One of the most compelling examples of the explanatory power of behavioral economics is the sometimes dramatic effects of small changes in making it easier to save for retirement.  In this morning’s weekly address, the President highlighted four proposals to do just that. These common-sense changes include allowing more workers at small businesses to automatically enroll in a 401(k) or an IRA; making it easier to direct part of a tax refund into a retirement account; facilitating the direct deposit of lump sum payments, such as income tax rebates and payments for unused vacation and other leave days, into a retirement account; and creating plain-English, easy-to-understand guides on-line into the very complicated world of savings. 

A significant and growing body of evidence shows that these types of changes can make a significant difference in savings outcomes – which in turn can help workers prepare for a more secure retirement.  Take the effect of automatic enrollment on participation in employer-sponsored retirement plans. (Go here for an article I co-authored on the topic while at the Retirement Security Project.)  A number of studies have demonstrated the substantial increase in participation from making enrollment automatic (with the option to turn down participation), rather than making non-enrollment the default (with the option to participate).  The effect is particularly dramatic among low-income workers, who otherwise have very low participation rates. A 2007 survey by the Vanguard Center for Retirement Research found that 45 percent of newly hired workers participated in a 401(k) plan when doing so required them to opt in, but 86 percent participated when enrollment was automatic. Among those earning less than $30,000, 25 percent of new workers opted in under the traditional approach, but 77 percent participated when automatically enrolled. 

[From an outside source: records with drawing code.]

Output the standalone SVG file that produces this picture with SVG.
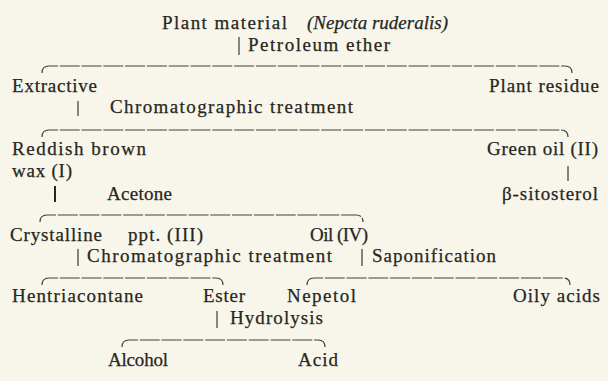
<svg xmlns="http://www.w3.org/2000/svg" width="608" height="381" viewBox="0 0 608 381">
<defs>
<style>
text{font-family:'Liberation Serif','DejaVu Serif','Times New Roman',Times,serif;font-size:19px;fill:#27261e;stroke:#27261e;stroke-width:0.25;}
.it{font-style:italic;}
.br{fill:none;stroke:#3a4233;stroke-width:1.2;stroke-dasharray:20 1.8;}
.pp{stroke:#27261e;stroke-width:1.1;}
.pt{stroke:#27261e;stroke-width:2;}
</style>
</defs>
<rect width="608" height="381" fill="#f8f6ea"/>
<g id="connectors">
<line class="pp" x1="239" y1="37" x2="239" y2="55"/>
<path class="br" d="M42 73 Q42 66 49 66 H565 Q572 66 572 73"/>
<line class="pp" x1="78" y1="101" x2="78" y2="116"/>
<path class="br" d="M42 137 Q42 130 49 130 H561 Q568 130 568 137"/>
<line class="pp" x1="568" y1="166" x2="568" y2="181"/>
<line class="pt" x1="55" y1="186" x2="55" y2="202"/>
<path class="br" d="M40 222 Q40 215 47 215 H356 Q363 215 363 222"/>
<line class="pp" x1="78" y1="249" x2="78" y2="266"/>
<line class="pp" x1="362" y1="249" x2="362" y2="266"/>
<path class="br" d="M42 285 Q42 278 49 278 H216 Q223 278 223 285"/>
<path class="br" d="M307 285 Q307 278 314 278 H563 Q570 278 570 285"/>
<line class="pp" x1="217" y1="311" x2="217" y2="328"/>
<path class="br" d="M122 347 Q122 340 129 340 H318 Q325 340 325 347"/>
</g>
<g font-family="Liberation Serif, DejaVu Serif, serif">
<g id="plant-material"><text y="29"><tspan x="162" textLength="125">Plant material</tspan><tspan class="it" x="307" textLength="141">(Nepcta ruderalis)</tspan></text></g>
<g id="petroleum-ether"><text x="248" y="51" textLength="142">Petroleum ether</text></g>
<g id="extractive"><text x="12" y="92" textLength="85">Extractive</text></g>
<g id="plant-residue"><text x="489" y="92" textLength="110">Plant residue</text></g>
<g id="chromatographic-1"><text x="110" y="113" textLength="243">Chromatographic treatment</text></g>
<g id="reddish-brown-wax"><text x="12" y="155" textLength="134">Reddish brown</text><text x="12" y="177" textLength="60">wax (I)</text></g>
<g id="green-oil"><text x="487" y="155" textLength="111">Green oil (II)</text></g>
<g id="acetone"><text x="107" y="200" textLength="65">Acetone</text></g>
<g id="sitosterol"><text x="502" y="200" textLength="96">β-sitosterol</text></g>
<g id="crystalline-ppt"><text y="241"><tspan x="10" textLength="92">Crystalline</tspan><tspan x="128" textLength="75">ppt. (III)</tspan></text></g>
<g id="oil-iv"><text x="310" y="241" textLength="58">Oil (IV)</text></g>
<g id="chromatographic-2"><text x="87" y="262" textLength="245">Chromatographic treatment</text></g>
<g id="saponification"><text x="372" y="262" textLength="124">Saponification</text></g>
<g id="hentriacontane"><text x="12" y="302" textLength="131">Hentriacontane</text></g>
<g id="ester"><text x="203" y="302" textLength="42">Ester</text></g>
<g id="nepetol"><text x="287" y="302" textLength="69">Nepetol</text></g>
<g id="oily-acids"><text x="513" y="302" textLength="87">Oily acids</text></g>
<g id="hydrolysis"><text x="230" y="324" textLength="93">Hydrolysis</text></g>
<g id="alcohol"><text x="108" y="366" textLength="60">Alcohol</text></g>
<g id="acid"><text x="298" y="366" textLength="40">Acid</text></g>
</g>
</svg>
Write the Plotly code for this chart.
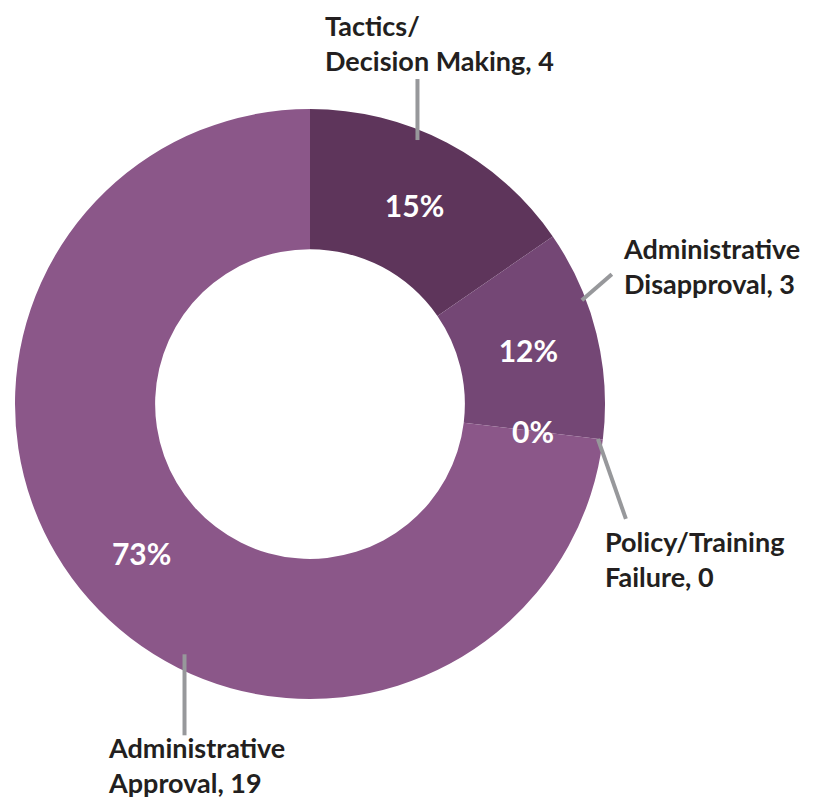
import math
import plotly.graph_objects as go

labels = ["Tactics/<br>Decision Making", "Administrative<br>Disapproval",
          "Policy/Training<br>Failure", "Administrative<br>Approval"]
values = [4, 3, 0, 19]
colors = ["#5e355b", "#744775", "#8b5789", "#8b5789"]

W, H = 827, 801
CX, CY, R = 310, 404, 295     # donut centre / radius in pixels

def paper(px, py):
    return px / W, 1 - py / H

def polar(angle, r):
    a = math.radians(angle)
    return CX + r * math.sin(a), CY - r * math.cos(a)

x0d, y1d = paper(CX - R, CY - R)
x1d, y0d = paper(CX + R, CY + R)

fig = go.Figure()
fig.add_trace(go.Pie(
    labels=labels, values=values, sort=False, direction="clockwise",
    hole=0.525, marker=dict(colors=colors, line=dict(width=0)),
    texttemplate="<b>%{percent:.0%}</b>", textposition="inside",
    insidetextorientation="horizontal",
    insidetextfont=dict(family="Lato", size=30, color="white"),
    showlegend=False, hoverinfo="label+value+percent",
    domain=dict(x=[x0d, x1d], y=[y0d, y1d]),
))

total = sum(values)
starts = []
acc = 0
for v in values:
    starts.append(acc)
    acc += v / total * 360

# leader lines: (slice, fraction along slice, radius, end offset), label box (left, centre y)
leaders = [
    (0, 0.40, 285, (0, -61), (323, 43)),
    (1, 0.33, 291, (30, -26), (621, 266)),
    (2, 0.0, 290, (28, 80), (603, 559)),
    (3, 0.417, 280, (0, 81), (106, 765)),
]

for i, frac, r, (dx, dy), (lx, ly) in leaders:
    width = values[i] / total * 360
    x0, y0 = polar(starts[i] + frac * width, r)
    ax, ay = paper(x0, y0)
    bx, by = paper(x0 + dx, y0 + dy)
    fig.add_shape(type="line", xref="paper", yref="paper", x0=ax, y0=ay, x1=bx, y1=by,
                  line=dict(color="#97989b", width=4))
    tx, ty = paper(lx, ly)
    fig.add_annotation(text="<b>%s, %d</b>" % (labels[i], values[i]), x=tx, y=ty,
                       xref="paper", yref="paper", xanchor="left", yanchor="middle",
                       align="left", showarrow=False,
                       font=dict(family="Lato", size=27, color="#231f20"))

# plotly draws no text for empty slices, so the 0% label is added by hand
for i, v in enumerate(values):
    if v == 0:
        zx, zy = paper(*polar(starts[i], 0.76 * R))
        fig.add_annotation(text="<b>0%</b>", x=zx, y=zy, xref="paper", yref="paper",
                           showarrow=False,
                           font=dict(family="Lato", size=30, color="white"))

fig.update_layout(width=W, height=H, margin=dict(l=0, r=0, t=0, b=0),
                  paper_bgcolor="white", plot_bgcolor="white")
fig.write_html("out.html", config={"displayModeBar": False},
               post_script="document.body.style.margin='0px';")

Many employers have responded to these findings by changing the defaults in their 401(k) plans to opt-out rather than opt-in.  Workers who aren’t offered employer-sponsored plans like 401(k)s, however, have not benefited from these changes.  For such workers, expanding access to automatic savings—through plans like the automatic IRA, mentioned today by the President and included in the FY 2010 Budget—is a promising approach.

Another promising approach is the use of the tax system as a platform for implementing savings policy. A paper prepared for the National Tax Association’s 2009 Spring Symposium highlights the "attractive automaticity" of the payroll tax system for improving program take-up.  According to the authors, a preponderance of evidence suggests that people’s natural tendency to procrastinate coupled with even minor barriers to taking up programs—waiting time, tedious applications, understanding program rules—can disproportionately discourage program participation.  Yet nearly all workers file income tax returns, many tax filers receive refunds, and a growing share receives refunds via direct deposit.  For many Americans, the federal income tax rebate is the biggest paycheck that they receive all year.  The tax system thus opens up a "saveable moment"—directing refunds towards a retirement account where funds will be saved rather than a checking account where funds will be spent is a relatively small decision and can be accomplished with a check of a box. (I would note that one of the authors of this paper, Sendhil Mullinathan, has joined the OMB team for the upcoming year—an exciting addition to the staff as we consider how to apply behavioral economics across a range of policy questions.)

These proposals are being put forward by the President because as we build a new foundation for economic growth, we need to invest in what works – and for retirement saving, that is often through making it easier and simpler.